In the listing that follows, retype every line from the first through the one containing "('Renyi', renyi, '#9c6a35')]". Pictures are to be left out.

--- Begin ---

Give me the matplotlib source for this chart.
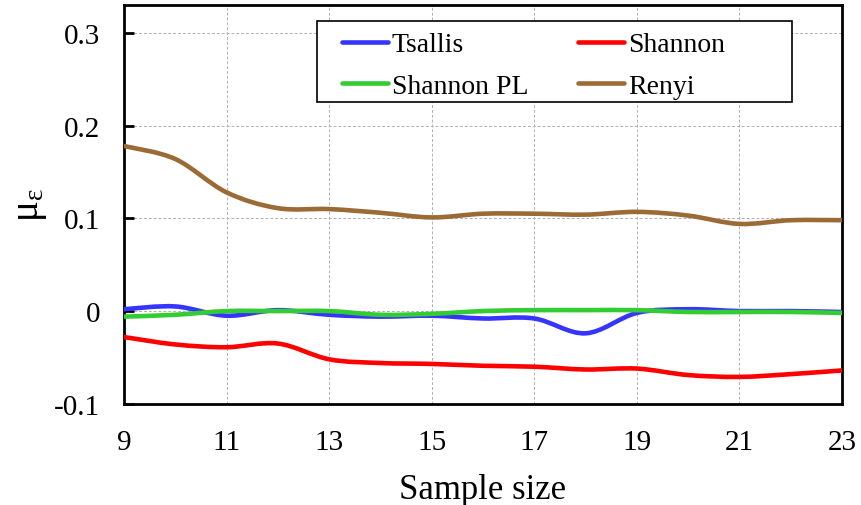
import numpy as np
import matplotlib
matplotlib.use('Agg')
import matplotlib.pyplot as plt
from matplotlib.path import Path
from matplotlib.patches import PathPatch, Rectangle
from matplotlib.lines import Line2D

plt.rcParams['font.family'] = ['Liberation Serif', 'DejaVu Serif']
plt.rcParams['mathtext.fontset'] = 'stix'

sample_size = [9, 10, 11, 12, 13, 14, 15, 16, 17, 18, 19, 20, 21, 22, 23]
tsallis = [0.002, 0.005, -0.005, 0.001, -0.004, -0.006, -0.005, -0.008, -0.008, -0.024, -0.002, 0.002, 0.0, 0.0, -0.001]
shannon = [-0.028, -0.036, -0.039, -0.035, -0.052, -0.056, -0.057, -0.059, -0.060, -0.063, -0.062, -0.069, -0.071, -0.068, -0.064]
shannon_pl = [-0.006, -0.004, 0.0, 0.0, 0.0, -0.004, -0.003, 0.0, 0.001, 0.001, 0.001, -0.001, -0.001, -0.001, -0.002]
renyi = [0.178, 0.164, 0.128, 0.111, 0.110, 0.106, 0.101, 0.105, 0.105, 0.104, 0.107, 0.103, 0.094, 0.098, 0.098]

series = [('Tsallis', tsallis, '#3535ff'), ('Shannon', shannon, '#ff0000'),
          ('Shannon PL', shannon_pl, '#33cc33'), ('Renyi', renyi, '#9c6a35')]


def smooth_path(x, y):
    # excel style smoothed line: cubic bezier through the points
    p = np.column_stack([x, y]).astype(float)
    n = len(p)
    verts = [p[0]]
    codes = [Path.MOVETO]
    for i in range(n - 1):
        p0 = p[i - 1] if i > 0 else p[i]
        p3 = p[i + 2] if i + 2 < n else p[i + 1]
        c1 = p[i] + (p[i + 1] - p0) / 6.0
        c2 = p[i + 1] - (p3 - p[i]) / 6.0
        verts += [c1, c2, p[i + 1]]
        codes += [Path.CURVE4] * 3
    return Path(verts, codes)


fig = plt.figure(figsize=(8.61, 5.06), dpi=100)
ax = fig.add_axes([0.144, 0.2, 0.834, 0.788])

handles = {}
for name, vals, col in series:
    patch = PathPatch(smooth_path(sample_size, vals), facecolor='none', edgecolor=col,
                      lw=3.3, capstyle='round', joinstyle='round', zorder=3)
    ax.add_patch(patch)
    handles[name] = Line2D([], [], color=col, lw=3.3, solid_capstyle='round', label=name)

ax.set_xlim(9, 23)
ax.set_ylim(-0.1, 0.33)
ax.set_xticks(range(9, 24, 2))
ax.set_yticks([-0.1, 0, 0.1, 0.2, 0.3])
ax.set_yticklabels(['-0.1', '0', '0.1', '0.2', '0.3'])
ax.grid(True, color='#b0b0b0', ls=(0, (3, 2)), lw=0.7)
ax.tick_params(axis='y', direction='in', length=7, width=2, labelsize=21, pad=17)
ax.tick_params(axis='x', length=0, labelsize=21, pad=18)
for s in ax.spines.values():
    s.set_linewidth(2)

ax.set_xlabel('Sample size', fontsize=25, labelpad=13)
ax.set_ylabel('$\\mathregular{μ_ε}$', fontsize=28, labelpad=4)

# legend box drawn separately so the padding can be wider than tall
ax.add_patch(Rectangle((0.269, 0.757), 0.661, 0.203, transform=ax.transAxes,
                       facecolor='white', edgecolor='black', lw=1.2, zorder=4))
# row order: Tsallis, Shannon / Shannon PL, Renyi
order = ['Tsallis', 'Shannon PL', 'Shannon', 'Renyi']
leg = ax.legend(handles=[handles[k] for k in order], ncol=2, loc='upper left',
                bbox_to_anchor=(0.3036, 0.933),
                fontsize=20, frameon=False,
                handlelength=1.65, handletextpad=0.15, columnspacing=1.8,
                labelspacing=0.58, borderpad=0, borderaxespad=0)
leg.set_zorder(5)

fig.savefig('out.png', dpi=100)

--- End ---

#### Solution for this problem
Give me the matplotlib source for this chart.
import numpy as np
import matplotlib
matplotlib.use('Agg')
import matplotlib.pyplot as plt
from matplotlib.path import Path
from matplotlib.patches import PathPatch, Rectangle
from matplotlib.lines import Line2D

plt.rcParams['font.family'] = ['Liberation Serif', 'DejaVu Serif']
plt.rcParams['mathtext.fontset'] = 'stix'

sample_size = [9, 10, 11, 12, 13, 14, 15, 16, 17, 18, 19, 20, 21, 22, 23]
tsallis = [0.002, 0.005, -0.005, 0.001, -0.004, -0.006, -0.005, -0.008, -0.008, -0.024, -0.002, 0.002, 0.0, 0.0, -0.001]
shannon = [-0.028, -0.036, -0.039, -0.035, -0.052, -0.056, -0.057, -0.059, -0.060, -0.063, -0.062, -0.069, -0.071, -0.068, -0.064]
shannon_pl = [-0.006, -0.004, 0.0, 0.0, 0.0, -0.004, -0.003, 0.0, 0.001, 0.001, 0.001, -0.001, -0.001, -0.001, -0.002]
renyi = [0.178, 0.164, 0.128, 0.111, 0.110, 0.106, 0.101, 0.105, 0.105, 0.104, 0.107, 0.103, 0.094, 0.098, 0.098]

series = [('Tsallis', tsallis, '#3535ff'), ('Shannon', shannon, '#ff0000'),
          ('Shannon PL', shannon_pl, '#33cc33'), ('Renyi', renyi, '#9c6a35')]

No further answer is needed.